**Task objective**
Your task is to transcribe all of the data below exactly, omitting the images.

┌────────

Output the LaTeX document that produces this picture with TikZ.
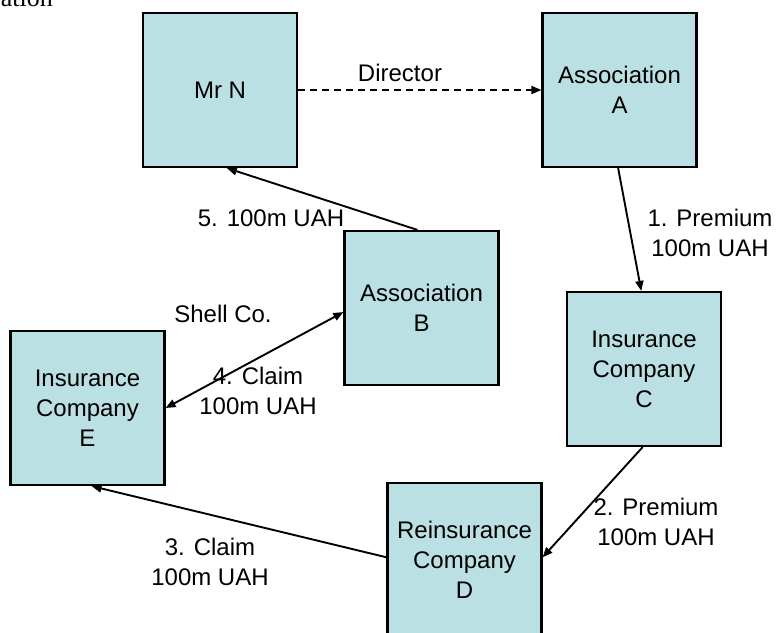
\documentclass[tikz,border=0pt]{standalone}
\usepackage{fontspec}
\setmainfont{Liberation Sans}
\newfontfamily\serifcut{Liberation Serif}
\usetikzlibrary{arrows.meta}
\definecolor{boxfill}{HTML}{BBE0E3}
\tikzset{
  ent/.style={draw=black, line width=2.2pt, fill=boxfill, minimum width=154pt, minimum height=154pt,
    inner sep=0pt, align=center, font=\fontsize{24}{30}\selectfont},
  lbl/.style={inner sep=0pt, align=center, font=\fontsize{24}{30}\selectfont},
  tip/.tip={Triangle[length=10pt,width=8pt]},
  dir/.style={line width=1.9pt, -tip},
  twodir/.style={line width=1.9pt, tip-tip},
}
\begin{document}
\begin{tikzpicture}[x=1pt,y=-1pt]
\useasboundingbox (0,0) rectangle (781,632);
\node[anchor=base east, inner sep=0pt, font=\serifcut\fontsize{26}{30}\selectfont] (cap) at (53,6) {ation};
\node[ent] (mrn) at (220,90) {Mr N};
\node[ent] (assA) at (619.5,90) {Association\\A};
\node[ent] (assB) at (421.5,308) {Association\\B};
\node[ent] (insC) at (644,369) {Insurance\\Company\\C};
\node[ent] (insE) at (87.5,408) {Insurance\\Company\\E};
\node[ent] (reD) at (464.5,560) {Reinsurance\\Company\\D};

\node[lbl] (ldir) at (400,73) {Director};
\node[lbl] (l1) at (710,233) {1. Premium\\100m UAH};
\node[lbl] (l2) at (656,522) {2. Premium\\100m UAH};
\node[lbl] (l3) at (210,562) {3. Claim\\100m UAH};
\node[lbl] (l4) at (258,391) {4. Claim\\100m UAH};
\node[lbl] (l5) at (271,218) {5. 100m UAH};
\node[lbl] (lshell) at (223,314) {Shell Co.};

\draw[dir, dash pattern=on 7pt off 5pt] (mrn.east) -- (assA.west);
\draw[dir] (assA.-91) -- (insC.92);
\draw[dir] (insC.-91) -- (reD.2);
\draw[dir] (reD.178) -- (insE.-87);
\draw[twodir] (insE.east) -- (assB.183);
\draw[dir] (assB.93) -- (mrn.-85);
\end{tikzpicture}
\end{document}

└────────

**Expected answer**
Output the LaTeX document that produces this picture with TikZ.
\documentclass[tikz,border=0pt]{standalone}
\usepackage{fontspec}
\setmainfont{Liberation Sans}
\newfontfamily\serifcut{Liberation Serif}
\usetikzlibrary{arrows.meta}
\definecolor{boxfill}{HTML}{BBE0E3}
\tikzset{
  ent/.style={draw=black, line width=2.2pt, fill=boxfill, minimum width=154pt, minimum height=154pt,
    inner sep=0pt, align=center, font=\fontsize{24}{30}\selectfont},
  lbl/.style={inner sep=0pt, align=center, font=\fontsize{24}{30}\selectfont},
  tip/.tip={Triangle[length=10pt,width=8pt]},
  dir/.style={line width=1.9pt, -tip},
  twodir/.style={line width=1.9pt, tip-tip},
}
\begin{document}
\begin{tikzpicture}[x=1pt,y=-1pt]
\useasboundingbox (0,0) rectangle (781,632);
\node[anchor=base east, inner sep=0pt, font=\serifcut\fontsize{26}{30}\selectfont] (cap) at (53,6) {ation};
\node[ent] (mrn) at (220,90) {Mr N};
\node[ent] (assA) at (619.5,90) {Association\\A};
\node[ent] (assB) at (421.5,308) {Association\\B};
\node[ent] (insC) at (644,369) {Insurance\\Company\\C};
\node[ent] (insE) at (87.5,408) {Insurance\\Company\\E};
\node[ent] (reD) at (464.5,560) {Reinsurance\\Company\\D};

\node[lbl] (ldir) at (400,73) {Director};
\node[lbl] (l1) at (710,233) {1. Premium\\100m UAH};
\node[lbl] (l2) at (656,522) {2. Premium\\100m UAH};
\node[lbl] (l3) at (210,562) {3. Claim\\100m UAH};
\node[lbl] (l4) at (258,391) {4. Claim\\100m UAH};
\node[lbl] (l5) at (271,218) {5. 100m UAH};
\node[lbl] (lshell) at (223,314) {Shell Co.};

\draw[dir, dash pattern=on 7pt off 5pt] (mrn.east) -- (assA.west);
\draw[dir] (assA.-91) -- (insC.92);
\draw[dir] (insC.-91) -- (reD.2);
\draw[dir] (reD.178) -- (insE.-87);
\draw[twodir] (insE.east) -- (assB.183);
\draw[dir] (assB.93) -- (mrn.-85);
\end{tikzpicture}
\end{document}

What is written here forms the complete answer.